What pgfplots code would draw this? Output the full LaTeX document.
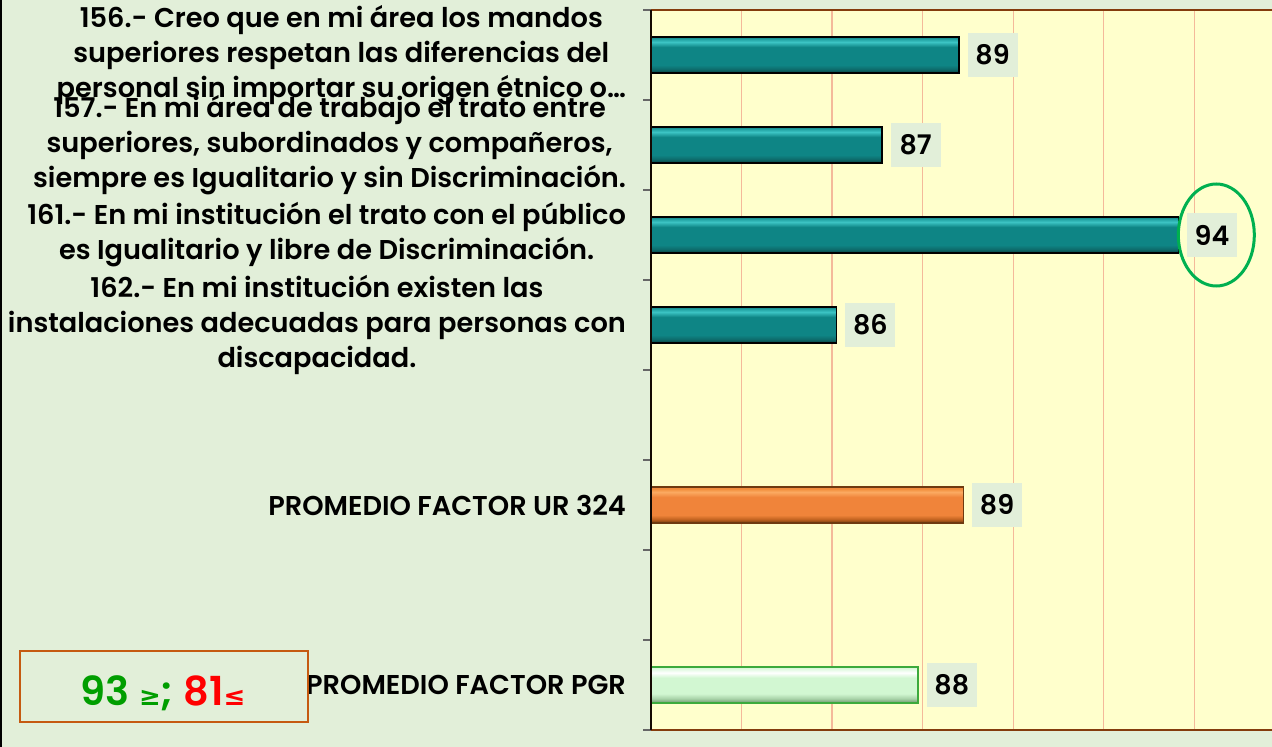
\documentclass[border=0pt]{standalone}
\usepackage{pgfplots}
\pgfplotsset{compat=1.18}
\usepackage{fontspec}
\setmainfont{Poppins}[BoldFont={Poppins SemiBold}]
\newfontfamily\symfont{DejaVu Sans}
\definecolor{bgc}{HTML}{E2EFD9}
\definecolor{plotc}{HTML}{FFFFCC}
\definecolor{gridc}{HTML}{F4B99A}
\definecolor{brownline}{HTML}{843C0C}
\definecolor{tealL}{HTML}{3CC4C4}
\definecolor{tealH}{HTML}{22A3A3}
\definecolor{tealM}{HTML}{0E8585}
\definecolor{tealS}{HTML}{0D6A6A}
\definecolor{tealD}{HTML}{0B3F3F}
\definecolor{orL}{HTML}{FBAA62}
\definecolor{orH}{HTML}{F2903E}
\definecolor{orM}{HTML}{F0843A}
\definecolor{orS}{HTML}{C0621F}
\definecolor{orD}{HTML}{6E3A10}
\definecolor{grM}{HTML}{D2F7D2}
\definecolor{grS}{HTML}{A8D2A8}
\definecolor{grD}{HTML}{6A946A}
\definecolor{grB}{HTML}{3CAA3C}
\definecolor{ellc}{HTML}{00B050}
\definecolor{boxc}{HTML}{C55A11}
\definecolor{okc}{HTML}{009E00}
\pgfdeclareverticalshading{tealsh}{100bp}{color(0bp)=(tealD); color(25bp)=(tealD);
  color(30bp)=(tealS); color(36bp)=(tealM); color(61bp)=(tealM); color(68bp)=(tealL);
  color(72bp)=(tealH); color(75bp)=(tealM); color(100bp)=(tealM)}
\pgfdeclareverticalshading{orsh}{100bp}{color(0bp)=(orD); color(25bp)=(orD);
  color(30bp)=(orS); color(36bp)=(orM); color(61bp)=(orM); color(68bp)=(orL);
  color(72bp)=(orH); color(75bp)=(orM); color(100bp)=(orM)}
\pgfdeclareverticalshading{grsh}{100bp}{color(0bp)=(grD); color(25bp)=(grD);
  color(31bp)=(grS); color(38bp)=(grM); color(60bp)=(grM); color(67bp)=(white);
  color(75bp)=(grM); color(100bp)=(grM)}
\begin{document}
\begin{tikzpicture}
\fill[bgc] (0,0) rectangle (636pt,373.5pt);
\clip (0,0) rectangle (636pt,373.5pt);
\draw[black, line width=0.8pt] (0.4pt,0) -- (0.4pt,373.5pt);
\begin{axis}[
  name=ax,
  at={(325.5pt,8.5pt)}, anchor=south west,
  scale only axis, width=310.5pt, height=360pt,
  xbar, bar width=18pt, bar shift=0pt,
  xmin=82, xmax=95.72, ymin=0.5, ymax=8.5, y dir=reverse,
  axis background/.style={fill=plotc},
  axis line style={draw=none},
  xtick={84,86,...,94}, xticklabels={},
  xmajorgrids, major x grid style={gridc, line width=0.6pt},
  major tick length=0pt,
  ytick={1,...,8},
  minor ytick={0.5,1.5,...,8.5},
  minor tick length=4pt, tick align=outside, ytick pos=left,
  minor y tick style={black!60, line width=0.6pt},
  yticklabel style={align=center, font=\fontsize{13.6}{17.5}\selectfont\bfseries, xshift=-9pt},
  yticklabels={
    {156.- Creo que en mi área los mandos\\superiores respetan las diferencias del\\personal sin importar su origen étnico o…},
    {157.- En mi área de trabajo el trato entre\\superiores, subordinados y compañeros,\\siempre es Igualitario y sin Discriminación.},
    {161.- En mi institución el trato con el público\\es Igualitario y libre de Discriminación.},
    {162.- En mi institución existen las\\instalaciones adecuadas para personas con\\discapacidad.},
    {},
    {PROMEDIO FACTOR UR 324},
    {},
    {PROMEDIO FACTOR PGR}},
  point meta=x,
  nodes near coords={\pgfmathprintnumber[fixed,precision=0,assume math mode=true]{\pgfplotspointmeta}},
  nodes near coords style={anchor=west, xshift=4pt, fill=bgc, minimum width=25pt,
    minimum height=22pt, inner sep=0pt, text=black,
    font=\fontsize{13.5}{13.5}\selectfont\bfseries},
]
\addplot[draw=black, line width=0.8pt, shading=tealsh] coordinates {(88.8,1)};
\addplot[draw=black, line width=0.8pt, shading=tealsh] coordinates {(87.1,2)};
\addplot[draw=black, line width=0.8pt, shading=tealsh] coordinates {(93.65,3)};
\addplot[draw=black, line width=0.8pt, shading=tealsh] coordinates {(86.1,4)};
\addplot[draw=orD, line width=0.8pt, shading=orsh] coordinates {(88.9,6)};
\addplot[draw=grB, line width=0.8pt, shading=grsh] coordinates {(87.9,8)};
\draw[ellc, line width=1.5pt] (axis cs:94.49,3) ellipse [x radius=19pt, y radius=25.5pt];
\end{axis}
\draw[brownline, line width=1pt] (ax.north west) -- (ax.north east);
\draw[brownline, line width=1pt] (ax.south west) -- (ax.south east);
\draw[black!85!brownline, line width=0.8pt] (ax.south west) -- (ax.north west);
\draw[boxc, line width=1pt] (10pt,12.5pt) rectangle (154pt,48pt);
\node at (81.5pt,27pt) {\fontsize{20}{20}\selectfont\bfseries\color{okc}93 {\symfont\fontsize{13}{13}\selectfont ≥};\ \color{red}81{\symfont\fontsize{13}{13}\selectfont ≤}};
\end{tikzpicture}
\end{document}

########################################

OBJECTIVE:
Pictures excluded, quote all the data above exactly.

ANSWER FOR THIS EXERCISE:
What pgfplots code would draw this? Output the full LaTeX document.
\documentclass[border=0pt]{standalone}
\usepackage{pgfplots}
\pgfplotsset{compat=1.18}
\usepackage{fontspec}
\setmainfont{Poppins}[BoldFont={Poppins SemiBold}]
\newfontfamily\symfont{DejaVu Sans}
\definecolor{bgc}{HTML}{E2EFD9}
\definecolor{plotc}{HTML}{FFFFCC}
\definecolor{gridc}{HTML}{F4B99A}
\definecolor{brownline}{HTML}{843C0C}
\definecolor{tealL}{HTML}{3CC4C4}
\definecolor{tealH}{HTML}{22A3A3}
\definecolor{tealM}{HTML}{0E8585}
\definecolor{tealS}{HTML}{0D6A6A}
\definecolor{tealD}{HTML}{0B3F3F}
\definecolor{orL}{HTML}{FBAA62}
\definecolor{orH}{HTML}{F2903E}
\definecolor{orM}{HTML}{F0843A}
\definecolor{orS}{HTML}{C0621F}
\definecolor{orD}{HTML}{6E3A10}
\definecolor{grM}{HTML}{D2F7D2}
\definecolor{grS}{HTML}{A8D2A8}
\definecolor{grD}{HTML}{6A946A}
\definecolor{grB}{HTML}{3CAA3C}
\definecolor{ellc}{HTML}{00B050}
\definecolor{boxc}{HTML}{C55A11}
\definecolor{okc}{HTML}{009E00}
\pgfdeclareverticalshading{tealsh}{100bp}{color(0bp)=(tealD); color(25bp)=(tealD);
  color(30bp)=(tealS); color(36bp)=(tealM); color(61bp)=(tealM); color(68bp)=(tealL);
  color(72bp)=(tealH); color(75bp)=(tealM); color(100bp)=(tealM)}
\pgfdeclareverticalshading{orsh}{100bp}{color(0bp)=(orD); color(25bp)=(orD);
  color(30bp)=(orS); color(36bp)=(orM); color(61bp)=(orM); color(68bp)=(orL);
  color(72bp)=(orH); color(75bp)=(orM); color(100bp)=(orM)}
\pgfdeclareverticalshading{grsh}{100bp}{color(0bp)=(grD); color(25bp)=(grD);
  color(31bp)=(grS); color(38bp)=(grM); color(60bp)=(grM); color(67bp)=(white);
  color(75bp)=(grM); color(100bp)=(grM)}
\begin{document}
\begin{tikzpicture}
\fill[bgc] (0,0) rectangle (636pt,373.5pt);
\clip (0,0) rectangle (636pt,373.5pt);
\draw[black, line width=0.8pt] (0.4pt,0) -- (0.4pt,373.5pt);
\begin{axis}[
  name=ax,
  at={(325.5pt,8.5pt)}, anchor=south west,
  scale only axis, width=310.5pt, height=360pt,
  xbar, bar width=18pt, bar shift=0pt,
  xmin=82, xmax=95.72, ymin=0.5, ymax=8.5, y dir=reverse,
  axis background/.style={fill=plotc},
  axis line style={draw=none},
  xtick={84,86,...,94}, xticklabels={},
  xmajorgrids, major x grid style={gridc, line width=0.6pt},
  major tick length=0pt,
  ytick={1,...,8},
  minor ytick={0.5,1.5,...,8.5},
  minor tick length=4pt, tick align=outside, ytick pos=left,
  minor y tick style={black!60, line width=0.6pt},
  yticklabel style={align=center, font=\fontsize{13.6}{17.5}\selectfont\bfseries, xshift=-9pt},
  yticklabels={
    {156.- Creo que en mi área los mandos\\superiores respetan las diferencias del\\personal sin importar su origen étnico o…},
    {157.- En mi área de trabajo el trato entre\\superiores, subordinados y compañeros,\\siempre es Igualitario y sin Discriminación.},
    {161.- En mi institución el trato con el público\\es Igualitario y libre de Discriminación.},
    {162.- En mi institución existen las\\instalaciones adecuadas para personas con\\discapacidad.},
    {},
    {PROMEDIO FACTOR UR 324},
    {},
    {PROMEDIO FACTOR PGR}},
  point meta=x,
  nodes near coords={\pgfmathprintnumber[fixed,precision=0,assume math mode=true]{\pgfplotspointmeta}},
  nodes near coords style={anchor=west, xshift=4pt, fill=bgc, minimum width=25pt,
    minimum height=22pt, inner sep=0pt, text=black,
    font=\fontsize{13.5}{13.5}\selectfont\bfseries},
]
\addplot[draw=black, line width=0.8pt, shading=tealsh] coordinates {(88.8,1)};
\addplot[draw=black, line width=0.8pt, shading=tealsh] coordinates {(87.1,2)};
\addplot[draw=black, line width=0.8pt, shading=tealsh] coordinates {(93.65,3)};
\addplot[draw=black, line width=0.8pt, shading=tealsh] coordinates {(86.1,4)};
\addplot[draw=orD, line width=0.8pt, shading=orsh] coordinates {(88.9,6)};
\addplot[draw=grB, line width=0.8pt, shading=grsh] coordinates {(87.9,8)};
\draw[ellc, line width=1.5pt] (axis cs:94.49,3) ellipse [x radius=19pt, y radius=25.5pt];
\end{axis}
\draw[brownline, line width=1pt] (ax.north west) -- (ax.north east);
\draw[brownline, line width=1pt] (ax.south west) -- (ax.south east);
\draw[black!85!brownline, line width=0.8pt] (ax.south west) -- (ax.north west);
\draw[boxc, line width=1pt] (10pt,12.5pt) rectangle (154pt,48pt);
\node at (81.5pt,27pt) {\fontsize{20}{20}\selectfont\bfseries\color{okc}93 {\symfont\fontsize{13}{13}\selectfont ≥};\ \color{red}81{\symfont\fontsize{13}{13}\selectfont ≤}};
\end{tikzpicture}
\end{document}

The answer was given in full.